For this search, I searched the way I search on - what I know for the name (and usually with a wild card to cover known spelling variations), plus a birth date with a range of years.  If this was a common name, or if I didn't know an approximate birth year, I would have added the spouse's name (if known) to narrow the search.

There were 107 matches on the list.  Here's the top of the first page:

2)  I clicked on the first match, and saw Norman Seaver's profile in this tree:

The tree had one source and no attached or uploaded media.  It did not have the parents of Norman Seaver, and had only one child listed.  Was that the BEST match of the 107?

3)  I scrolled down the match list looking for a tree with many sources and attached records.  I found the one below in position 14 on the list.  It had 7 sources and 8 attached records, but no uploaded media:

That was pretty good, and everything I saw matched what I know about my 5th great-grandfather.

4)  There were several other trees with this person that had about the same number of sources and attached records, but there were few uploaded media items.

Further down on the match list (number 95) was one of my own trees, which had 3 sources and 5 attached records;  I had also uploaded 6 document images from my computer files:

6)  Which tree match would you want to see?  I want to see the one with the "richest" information possible.  I want to review the information, look at the sources, check the applicability of the attached records and the uploaded media items, and perhaps contact the submitter of the tree. 

Of the three tree profiles above, the 2nd and 3rd are pretty "rich" in content, and could probably help me if I needed information on this person.  I could attach the sources to the person in my tree, and I could contact the person to see if they would allow me to attach the uploaded media items (I know, people attach them without asking, but I like to ask).  
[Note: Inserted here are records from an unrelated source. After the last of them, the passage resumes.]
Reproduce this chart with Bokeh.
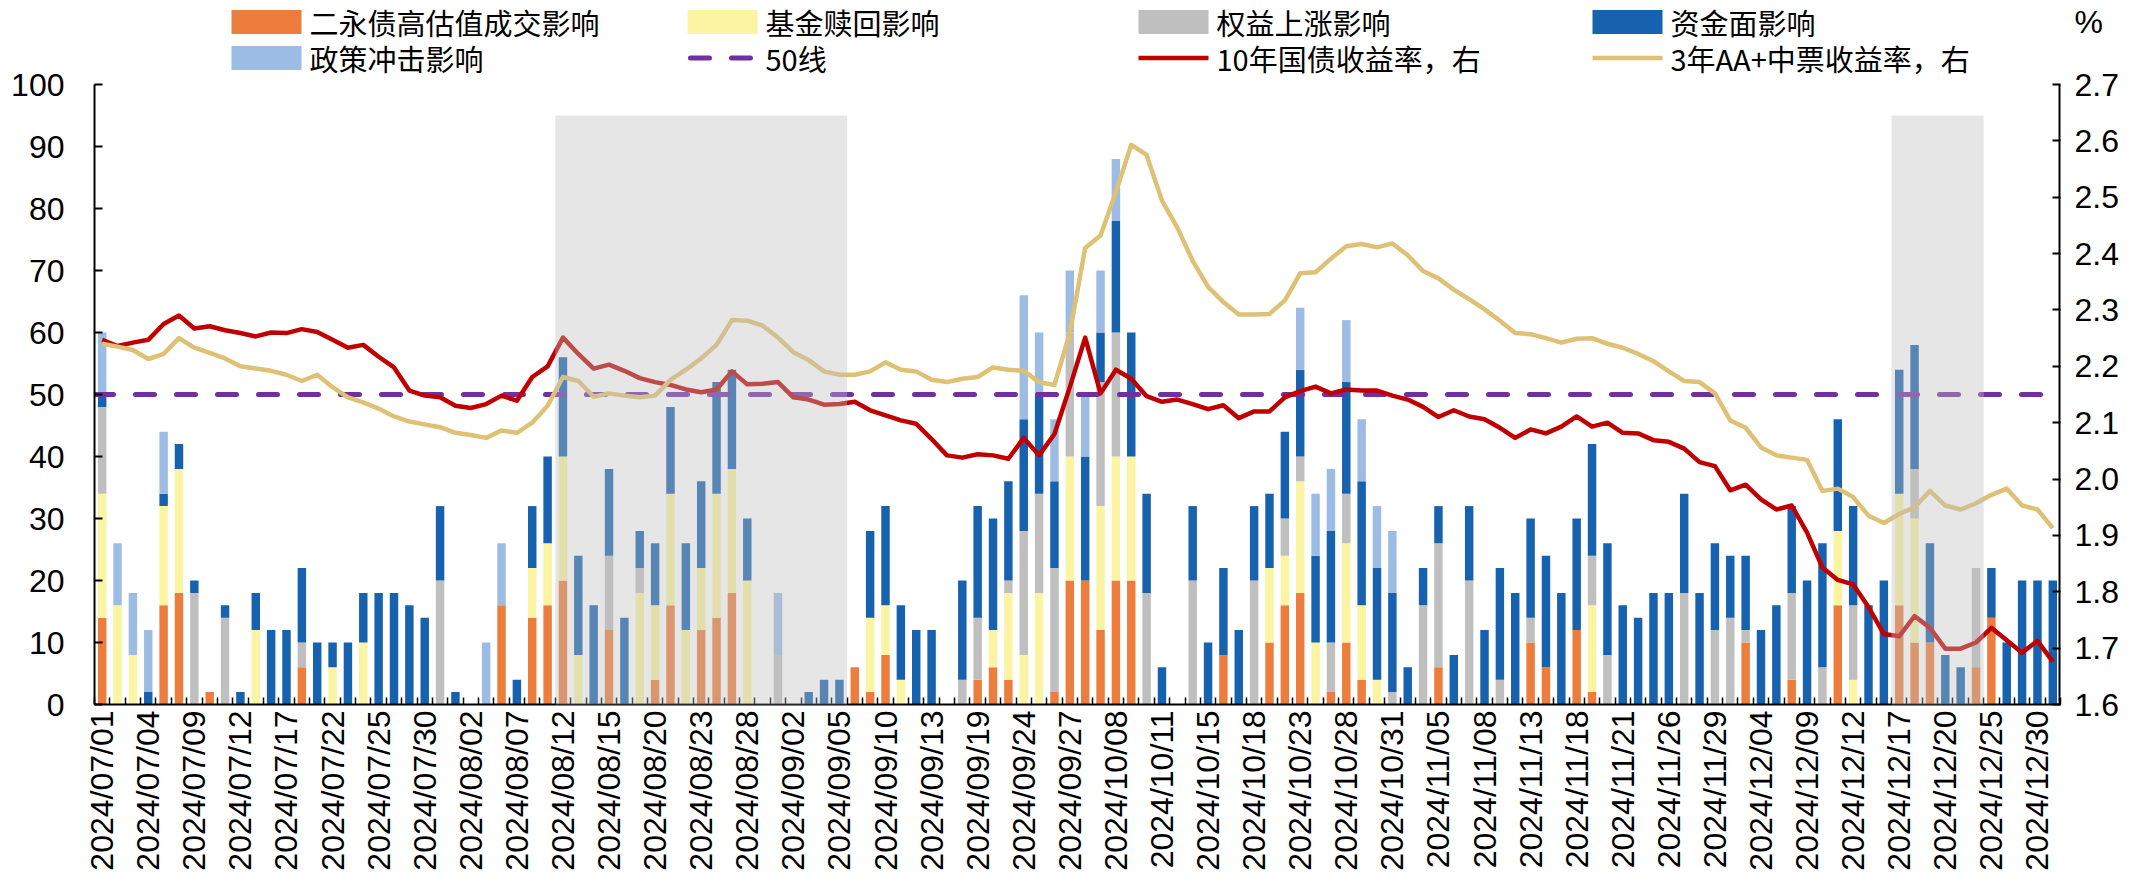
import math
from bokeh.plotting import figure
from bokeh.models import (ColumnDataSource, Range1d, LinearAxis, FixedTicker,
                          PrintfTickFormatter)
from bokeh.core.properties import value
from bokeh.embed import file_html
from bokeh.resources import INLINE

# ---------------- data ----------------
dates = (
    ["2024/07/%s" % d for d in ["01", "02", "03", "04", "05", "08", "09", "10", "11", "12", "15", "16", "17", "18", "19", "22", "23", "24", "25", "26", "29", "30", "31"]]
    + ["2024/08/%s" % d for d in ["01", "02", "05", "06", "07", "08", "09", "12", "13", "14", "15", "16", "19", "20", "21", "22", "23", "26", "27", "28", "29", "30"]]
    + ["2024/09/%s" % d for d in ["02", "03", "04", "05", "06", "09", "10", "11", "12", "13", "14", "18", "19", "20", "23", "24", "25", "26", "27", "29", "30"]]
    + ["2024/10/%s" % d for d in ["08", "09", "10", "11", "12", "14", "15", "16", "17", "18", "21", "22", "23", "24", "25", "28", "29", "30", "31"]]
    + ["2024/11/%s" % d for d in ["01", "04", "05", "06", "07", "08", "11", "12", "13", "14", "15", "18", "19", "20", "21", "22", "25", "26", "27", "28", "29"]]
    + ["2024/12/%s" % d for d in ["02", "03", "04", "05", "06", "09", "10", "11", "12", "13", "16", "17", "18", "19", "20", "23", "24", "25", "26", "27", "30", "31"]]
)

# 二永债高估值成交影响
erb_trade = [14, 0, 0, 0, 16, 18, 0, 2, 0, 0,
             0, 0, 0, 6, 0, 0, 0, 0, 0, 0,
             0, 0, 0, 0, 0, 0, 16, 0, 14, 16,
             20, 0, 0, 12, 0, 0, 4, 16, 0, 12,
             14, 18, 0, 0, 0, 0, 0, 0, 0, 6,
             2, 8, 0, 0, 0, 0, 0, 4, 6, 4,
             0, 0, 2, 20, 20, 12, 20, 20, 0, 0,
             0, 0, 0, 8, 0, 0, 10, 16, 18, 0,
             2, 10, 4, 0, 0, 0, 0, 6, 0, 0,
             0, 0, 0, 10, 6, 0, 12, 2, 0, 0,
             0, 0, 0, 0, 0, 0, 0, 10, 0, 0,
             4, 0, 0, 16, 0, 0, 0, 16, 10, 10,
             0, 0, 6, 14, 0, 0, 0, 0]
# 基金赎回影响
fund_redeem = [20, 16, 8, 0, 16, 20, 0, 0, 0, 0,
               12, 0, 0, 0, 0, 6, 0, 10, 0, 0,
               0, 0, 0, 0, 0, 0, 0, 0, 8, 10,
               20, 8, 0, 0, 0, 18, 12, 18, 12, 10,
               20, 20, 20, 0, 0, 0, 0, 0, 0, 0,
               12, 8, 4, 0, 0, 0, 0, 0, 6, 14,
               8, 18, 0, 20, 0, 20, 20, 20, 0, 0,
               0, 0, 0, 0, 0, 0, 12, 8, 18, 10,
               0, 16, 12, 4, 0, 0, 0, 0, 0, 0,
               0, 0, 0, 0, 0, 0, 0, 14, 0, 0,
               0, 0, 0, 0, 0, 0, 0, 0, 0, 0,
               0, 0, 0, 12, 4, 0, 0, 18, 20, 0,
               0, 0, 0, 0, 0, 0, 0, 0]
# 权益上涨影响
equity_rise = [14, 0, 0, 0, 0, 0, 18, 0, 14, 0,
               0, 0, 0, 4, 0, 0, 0, 0, 0, 0,
               0, 0, 20, 0, 0, 0, 0, 0, 0, 0,
               0, 0, 0, 12, 0, 4, 0, 0, 0, 0,
               0, 0, 0, 0, 8, 0, 0, 0, 0, 0,
               0, 0, 0, 0, 0, 0, 4, 10, 0, 2,
               20, 16, 20, 20, 0, 20, 20, 0, 18, 0,
               0, 20, 0, 0, 0, 20, 0, 6, 4, 0,
               8, 8, 0, 0, 2, 0, 16, 20, 0, 20,
               0, 4, 0, 4, 0, 0, 0, 8, 8, 0,
               0, 0, 0, 18, 0, 12, 14, 2, 0, 0,
               14, 0, 6, 0, 12, 0, 0, 0, 8, 0,
               0, 0, 16, 0, 0, 0, 0, 0]
# 资金面影响
liquidity = [2, 0, 0, 2, 2, 4, 2, 0, 2, 2,
             6, 12, 12, 12, 10, 4, 10, 8, 18, 18,
             16, 14, 12, 2, 0, 0, 0, 4, 10, 14,
             16, 16, 16, 14, 14, 6, 10, 14, 14, 14,
             18, 16, 10, 0, 0, 0, 2, 4, 4, 0,
             14, 16, 12, 12, 12, 0, 16, 18, 18, 16,
             18, 16, 14, 0, 20, 8, 18, 20, 16, 6,
             0, 12, 10, 14, 12, 12, 12, 14, 14, 14,
             18, 18, 20, 18, 16, 6, 6, 6, 8, 12,
             12, 18, 18, 16, 18, 18, 18, 18, 18, 16,
             14, 18, 18, 16, 18, 14, 10, 12, 12, 16,
             14, 20, 20, 18, 16, 16, 20, 20, 20, 16,
             8, 6, 0, 8, 10, 20, 20, 20]
# 政策冲击影响
policy_shock = [10, 10, 10, 10, 10, 0, 0, 0, 0, 0,
                0, 0, 0, 0, 0, 0, 0, 0, 0, 0,
                0, 0, 0, 0, 0, 10, 10, 0, 0, 0,
                0, 0, 0, 0, 0, 0, 0, 0, 0, 0,
                0, 0, 0, 0, 10, 0, 0, 0, 0, 0,
                0, 0, 0, 0, 0, 0, 0, 0, 0, 0,
                20, 10, 10, 10, 10, 10, 10, 0, 0, 0,
                0, 0, 0, 0, 0, 0, 0, 0, 10, 10,
                10, 10, 10, 10, 10, 0, 0, 0, 0, 0,
                0, 0, 0, 0, 0, 0, 0, 0, 0, 0,
                0, 0, 0, 0, 0, 0, 0, 0, 0, 0,
                0, 0, 0, 0, 0, 0, 0, 0, 0, 0,
                0, 0, 0, 0, 0, 0, 0, 0]
# 10年国债收益率（右轴, %）
cgb10y = [2.247, 2.236, 2.242, 2.247, 2.275, 2.290, 2.267, 2.271, 2.264, 2.259,
          2.253, 2.260, 2.259, 2.266, 2.261, 2.247, 2.233, 2.238, 2.217, 2.198,
          2.157, 2.148, 2.145, 2.130, 2.126, 2.133, 2.148, 2.139, 2.181, 2.200,
          2.251, 2.222, 2.196, 2.203, 2.192, 2.179, 2.172, 2.167, 2.159, 2.154,
          2.159, 2.191, 2.168, 2.169, 2.172, 2.145, 2.141, 2.132, 2.133, 2.137,
          2.122, 2.113, 2.104, 2.098, 2.071, 2.042, 2.038, 2.044, 2.042, 2.036,
          2.073, 2.042, 2.080, 2.163, 2.251, 2.152, 2.194, 2.178, 2.147, 2.137,
          2.141, 2.133, 2.124, 2.131, 2.108, 2.120, 2.120, 2.145, 2.156, 2.164,
          2.152, 2.159, 2.157, 2.157, 2.148, 2.141, 2.128, 2.110, 2.122, 2.111,
          2.106, 2.091, 2.073, 2.088, 2.081, 2.093, 2.111, 2.093, 2.100, 2.082,
          2.081, 2.069, 2.066, 2.054, 2.030, 2.023, 1.980, 1.990, 1.964, 1.946,
          1.953, 1.905, 1.843, 1.821, 1.813, 1.773, 1.725, 1.721, 1.757, 1.736,
          1.699, 1.699, 1.710, 1.736, 1.714, 1.692, 1.713, 1.676]
# 3年AA+中票收益率（右轴, %）
mtn3y = [2.240, 2.235, 2.229, 2.213, 2.222, 2.250, 2.233, 2.224, 2.214, 2.200,
         2.196, 2.192, 2.185, 2.174, 2.185, 2.163, 2.145, 2.136, 2.125, 2.111,
         2.102, 2.097, 2.092, 2.082, 2.078, 2.073, 2.086, 2.082, 2.100, 2.130,
         2.181, 2.174, 2.146, 2.152, 2.148, 2.145, 2.148, 2.176, 2.194, 2.214,
         2.238, 2.282, 2.281, 2.272, 2.251, 2.225, 2.211, 2.191, 2.185, 2.185,
         2.191, 2.207, 2.194, 2.191, 2.176, 2.172, 2.178, 2.181, 2.198, 2.194,
         2.192, 2.172, 2.167, 2.259, 2.410, 2.432, 2.509, 2.593, 2.575, 2.494,
         2.446, 2.387, 2.341, 2.314, 2.292, 2.292, 2.293, 2.317, 2.365, 2.367,
         2.391, 2.413, 2.417, 2.411, 2.418, 2.397, 2.369, 2.356, 2.336, 2.319,
         2.301, 2.281, 2.259, 2.257, 2.250, 2.242, 2.249, 2.250, 2.240, 2.233,
         2.222, 2.209, 2.191, 2.174, 2.172, 2.152, 2.104, 2.091, 2.056, 2.042,
         2.038, 2.034, 1.979, 1.983, 1.968, 1.935, 1.922, 1.938, 1.950, 1.979,
         1.953, 1.946, 1.957, 1.972, 1.983, 1.953, 1.946, 1.913]

threshold = 50
shade_periods = [("2024/08/12", "2024/09/05"), ("2024/12/17", "2024/12/24")]
shade_top = 95

left_ticks = list(range(0, 101, 10))
right_ticks = [1.6, 1.7, 1.8, 1.9, 2.0, 2.1, 2.2, 2.3, 2.4, 2.5, 2.6, 2.7]

series_keys = ["erb", "fund", "equity", "liq", "policy"]
series_names = ["二永债高估值成交影响", "基金赎回影响", "权益上涨影响", "资金面影响", "政策冲击影响"]
series_colors = ["#EC7D3C", "#FAF4A3", "#BFBFBF", "#1762AE", "#9CBCE3"]
line_names = ["50线", "10年国债收益率，右", "3年AA+中票收益率，右"]
PURPLE, RED, GOLD = "#7030A0", "#C00000", "#DEC175"

# ---------------- layout constants (canvas px) ----------------
TICK_FONT = "Liberation Sans"
CJK_FONT = "Noto Sans CJK SC"
W, H = 2126, 875
BORDER_L, BORDER_R = 94, 66
FRAME_BOTTOM = 704          # frame spans canvas y 0..704 (legend lives in its top part)
PX_AXIS_TOP = 84            # canvas y of the value 100 / 2.7
plot_px = FRAME_BOTTOM - PX_AXIS_TOP
left_lo, left_hi = left_ticks[0], left_ticks[-1]
right_lo, right_hi = right_ticks[0], right_ticks[-1]
left_top = left_lo + (left_hi - left_lo) * FRAME_BOTTOM / plot_px
right_top = right_lo + (right_hi - right_lo) * FRAME_BOTTOM / plot_px

n = len(dates)
idx = list(range(n))
src = ColumnDataSource(dict(x=idx, erb=erb_trade, fund=fund_redeem, equity=equity_rise,
                            liq=liquidity, policy=policy_shock, cgb=cgb10y, mtn=mtn3y))

p = figure(width=W, height=H, x_range=Range1d(-0.5, n - 0.5), y_range=Range1d(left_lo, left_top),
           output_backend="svg", toolbar_location=None,
           min_border_left=BORDER_L, min_border_right=BORDER_R,
           min_border_top=0, min_border_bottom=H - FRAME_BOTTOM)
p.extra_y_ranges = {"right": Range1d(right_lo, right_top), "py": Range1d(FRAME_BOTTOM, 0)}
p.extra_x_ranges = {"px": Range1d(BORDER_L, W - BORDER_R)}
p.outline_line_color = None
p.grid.visible = False

# ---------------- marks ----------------
p.vbar_stack(series_keys, x="x", width=0.55, fill_color=series_colors,
             line_color=None, source=src)
p.line(x=[idx[0] - 0.5, idx[-1] + 0.5], y=[threshold, threshold],
       line_color=PURPLE, line_width=5, line_dash="19 22", line_cap="round")
p.line(x="x", y="cgb", source=src, y_range_name="right",
       line_color=RED, line_width=4.5, line_join="round")
p.line(x="x", y="mtn", source=src, y_range_name="right",
       line_color=GOLD, line_width=4.5, line_join="round")

shade_left = [dates.index(s) - 0.5 for s, _ in shade_periods]
shade_right = [dates.index(e) + 0.5 for _, e in shade_periods]
p.quad(left=shade_left, right=shade_right, bottom=0, top=shade_top,
       fill_color="#BFBFBF", fill_alpha=0.39, line_color=None, level="overlay")

# right axis line (limited to the 1.6-2.7 span)
p.segment(x0=[n - 0.5], y0=[right_lo], x1=[n - 0.5], y1=[right_hi], y_range_name="right",
          line_color="black", line_width=4)

# ---------------- legend (pixel ranges, top of frame) ----------------
col_x = [231, 687, 1138, 1592]      # swatch left edges, px
row_y = [21.5, 57.5]                # row centres, px
SW, SH, GAP = 70, 24, 8
slots = [(c, r) for r in range(2) for c in range(4)]
labels = series_names[:4] + [series_names[4]] + line_names
lk = dict(x_range_name="px", y_range_name="py")

rect_slots = slots[:5]
p.rect(x=[col_x[c] + SW / 2 for c, r in rect_slots], y=[row_y[r] for c, r in rect_slots],
       width=SW, height=SH, fill_color=series_colors, line_color=None, **lk)
(c5, r5), (c6, r6), (c7, r7) = slots[5], slots[6], slots[7]
p.segment(x0=[col_x[c5] + 3], y0=[row_y[r5]], x1=[col_x[c5] + SW], y1=[row_y[r5]],
          line_color=PURPLE, line_width=5, line_dash="19 22", line_cap="round", **lk)
p.segment(x0=[col_x[c6], col_x[c7]], y0=[row_y[r6], row_y[r7]],
          x1=[col_x[c6] + SW, col_x[c7] + SW], y1=[row_y[r6], row_y[r7]],
          line_color=[RED, GOLD], line_width=4.5, **lk)
p.text(x=[col_x[c] + SW + GAP for c, r in slots], y=[row_y[r] for c, r in slots],
       text=labels, text_font=value(CJK_FONT), text_font_size="29px",
       text_baseline="middle", text_align="left", text_color="black", **lk)

# ---------------- axes ----------------
xa = p.xaxis[0]
xa.ticker = FixedTicker(ticks=idx[::3], minor_ticks=[i - 0.5 for i in range(n + 1)])
xa.major_label_overrides = {i: dates[i] for i in idx[::3]}
xa.major_label_orientation = math.pi / 2
xa.major_tick_in = 0
xa.major_tick_out = 0
xa.minor_tick_in = 7
xa.minor_tick_out = 0
xa.minor_tick_line_color = "black"
xa.minor_tick_line_width = 1.5
xa.major_label_standoff = 6

ya = p.yaxis[0]
ya.ticker = FixedTicker(ticks=left_ticks)
ya.bounds = (left_lo, left_hi)
ya.major_label_standoff = 30
ya.major_tick_in = 8
ya.major_tick_out = 0
ya.major_tick_line_width = 2
ya.major_tick_line_color = "black"

# right axis: numeric labels + the "%" unit label at the legend row height;
# tick marks drawn as minor ticks so that the unit label gets no tick mark
pct_pos = right_lo + (right_hi - right_lo) * (FRAME_BOTTOM - row_y[0]) / plot_px
ra = LinearAxis(y_range_name="right",
                ticker=FixedTicker(ticks=right_ticks + [pct_pos], minor_ticks=right_ticks),
                formatter=PrintfTickFormatter(format="%.1f"))
ra.major_label_overrides = {pct_pos: "%"}
ra.axis_line_color = None
ra.major_tick_line_color = None
ra.minor_tick_in = 8
ra.minor_tick_out = 0
ra.minor_tick_line_width = 2
ra.minor_tick_line_color = "black"
ra.major_label_standoff = 8
p.add_layout(ra, "right")

for ax in [xa, ya]:
    ax.axis_line_color = "black"
    ax.axis_line_width = 2
for ax in [xa, ya, ra]:
    ax.major_label_text_font = TICK_FONT
    ax.major_label_text_font_size = "32px"
    ax.major_label_text_color = "black"

open("out.html", "w").write(file_html(p, INLINE))
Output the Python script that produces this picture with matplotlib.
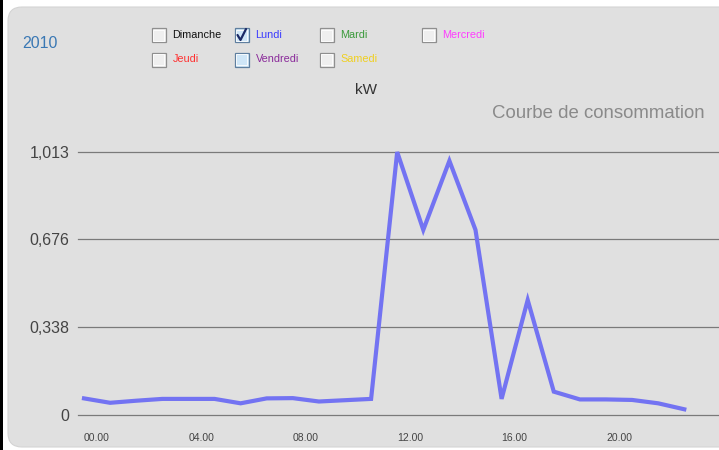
import matplotlib
matplotlib.use("Agg")
import matplotlib.pyplot as plt
from matplotlib.patches import FancyBboxPatch, Rectangle

plt.rcParams['font.family'] = ['Liberation Sans', 'DejaVu Sans']

# consumption curve for Lundi, one value per hour (kW)
hours = list(range(24))
lundi_kw = [0.064, 0.047, 0.055, 0.062, 0.062, 0.062, 0.045, 0.064, 0.065, 0.052,
            0.057, 0.062, 1.013, 0.713, 0.979, 0.713, 0.062, 0.443, 0.090, 0.060,
            0.060, 0.058, 0.045, 0.022]
y_ticks = [0, 0.338, 0.676, 1.013]
y_labels = ["0", "0,338", "0,676", "1,013"]
x_ticks = [0, 4, 8, 12, 16, 20]
x_labels = ["00.00", "04.00", "08.00", "12.00", "16.00", "20.00"]

# day checkboxes: (label, colour, checked, highlighted)
days = [("Dimanche", "#111111", False, False), ("Lundi", "#3a3aff", True, True),
        ("Mardi", "#3a9a3a", False, False), ("Mercredi", "#ff3cff", False, False),
        ("Jeudi", "#ff3030", False, False), ("Vendredi", "#8a2a9a", False, True),
        ("Samedi", "#f0d020", False, False)]

W, H = 719, 450
fig = plt.figure(figsize=(W / 100, H / 100), dpi=100)
fig.patch.set_facecolor("white")

# background layer in pixel coordinates
bg = fig.add_axes([0, 0, 1, 1])
bg.set_xlim(0, W)
bg.set_ylim(H, 0)
bg.axis("off")
bg.add_patch(FancyBboxPatch((8, 7), 760, 440, boxstyle="round,pad=0,rounding_size=14",
                            fc="#e0e0e0", ec="#d4d4d4", lw=0.8))
bg.add_patch(Rectangle((0, 0), 2.5, H, fc="black", ec="none"))

bg.text(22, 43, "2010", fontsize=11.5, color="#3a78b4", va="center", ha="left")
bg.text(366, 90, "kW", fontsize=11, color="#333333", va="center", ha="center")
bg.text(705, 114, "Courbe de consommation", fontsize=13.4, color="#8a8a8a",
        va="center", ha="right")

box_x = [158.5, 241.5, 326.5, 428.5, 158.5, 241.5, 326.5]
box_y = [35, 35, 35, 35, 59.5, 59.5, 59.5]
for (name, col, checked, hl), bx, by in zip(days, box_x, box_y):
    fc = "#cfe6f7" if hl else "#efefef"
    ec = "#5f7f9f" if hl else "#8f8f8f"
    bg.add_patch(Rectangle((bx - 7, by - 7), 14, 14, fc=fc, ec=ec, lw=0.9))
    bg.add_patch(Rectangle((bx - 5.5, by - 5.5), 11, 11, fc="none", ec="white", lw=0.6))
    if checked:
        bg.plot([bx - 4, bx - 1, bx + 4.5], [by, by + 5, by - 6], color="#1c2a66", lw=1.6,
                solid_capstyle="round")
    bg.text(bx + 14, by, name, fontsize=7.8, color=col, va="center", ha="left")

# chart area
left, right, bottom, top = 78, 719, 415, 152
ax = fig.add_axes([left / W, (H - bottom) / H, (right - left) / W, (bottom - top) / H])
ax.patch.set_alpha(0)
ax.set_xlim(-0.23, 24.33)
ax.set_ylim(0, 1.013)
for s in ax.spines.values():
    s.set_visible(False)
for yv in y_ticks:
    ax.axhline(yv, color="#7a7a7a", lw=0.9, zorder=1, clip_on=False)

ax.plot(hours, lundi_kw, color="#7373f2", lw=3, zorder=3, clip_on=False,
        solid_joinstyle="miter")

ax.set_yticks(y_ticks)
ax.set_yticklabels(y_labels, fontsize=11.5, color="#444444")
ax.set_xticks(x_ticks)
ax.set_xticklabels(x_labels, fontsize=7.5, color="#444444", ha="left")
ax.tick_params(axis="y", length=0, pad=6)
ax.tick_params(axis="x", length=0, pad=13)
for lbl in ax.get_xticklabels():
    lbl.set_x(lbl.get_position()[0])

fig.savefig("out.png", dpi=100)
So why aren't those two items - #14 and #95 on the list of 107 matches, at the very top of the Match list?  I don't know, but I think they should be.

So how could this be done?  One way would be a simple sum of, say, sources plus attached records plus uploaded media items.  On that basis, the number 1 match on the list above would have a score of 1, #14 would have a score of 15, and number 95 would have a score of 14.  

Would this system be foolproof?  No, of course not.  There are always false positives, and not every researcher has attached sources, or attached records, or uploaded media items.  But the above relatively simple ranking measure would vastly improve the Results list.  

Other considerations for ranking matches might be:

*  the number of events in a person's profile (e.g., birth, baptism, marriages, immigration, military service, census, residences, occupations, death, burial, etc.).  Add the number to the other items.

*  the number of spouses and children in their family list.  Add the number to the other items.

*  do they have parents listed on the profile?  Add the number to the other items.

If we used that sum (sources, attached records, uploaded media, events, parents, spouses and children names), then Match #1 on the Norman Seaver list would have 5, #14 would have 38, and #95 would have 30.

In a real fancy algorithm, all of those things could be weighted somehow - maybe more weight for number of people and sources, and maybe less for number of events.  

All of the above assumes, perhaps naively on my part, that each person who submits a family tree tries to do the best they can for each person in the tree, and they don't waste time by adding extraneous or duplicate events or sources or media to persons in their tree.  

A match list with my example ranking system would put the target profiles of trees I want to review right at the top of the match list, and trees with virtually no information beyond a name at the bottom of the match list.  

What do you think?  Would a list that ranked the "richest" tree profile at the top of the match list  help you search Ancestry Member Trees?  

What other ideas do you have to improve the search experience?  

The URL for this post is:

Copyright (c) 2014, Randall J. Seaver


Anonymous said...

In the source count don't include Trees - or make its own category

Anonymous said...

I'm not overly worried about them adding new features as much as I'd like to see them fix things they broke when they forced everyone to start using the new image viewer. Now certain records can't be attached to a tree anymore and they got rid of having both page # and image # which was useful in some cases. They've known about the problems the new viewer introduced and have acknowledged they're a problem but have offered no timeline for a fix. They even knew about the problems while the new viewer was still in beta, but forced it on everyone anyway.

Jackie Corrigan said...

I would love for results to be sorted by the number of records attached. 99% of the time sources turn out to be other undocumented trees. Only rarely to I find a source to be a document that is worthwhile.

bgwiehle said...
This comment has been removed by the author.
bgwiehle said...

Wishlist for ancestry tree matches:
1. Exclude other ancestry trees from the source count, or show as separate category. Sometimes I've been able to figure out who copied from whom but often tree owners cross-reference back!
2. Include the last edit date or date of last visit by the tree owner. Date may help distinguish between a preliminary and a superceded or abandoned tree.
3. Show the relationship of the root person to the searched person. Ancestors are not hard to identify, but some close collateral relationships take a lot of work to hunt down. Sometime I'm looking for close connections (who may want my help) rather than just filling my gaps.

Number of sources, count of attached media and parents' names are already shown in the match list.

Potential problems with rating based on attached person counts: Since some people have duplicated sets of spouses and children, having more connected persons might not be a good measure (maybe an arbitrary cut-off?). And those who are presenting simple pedigrees would only show a single child in each generation.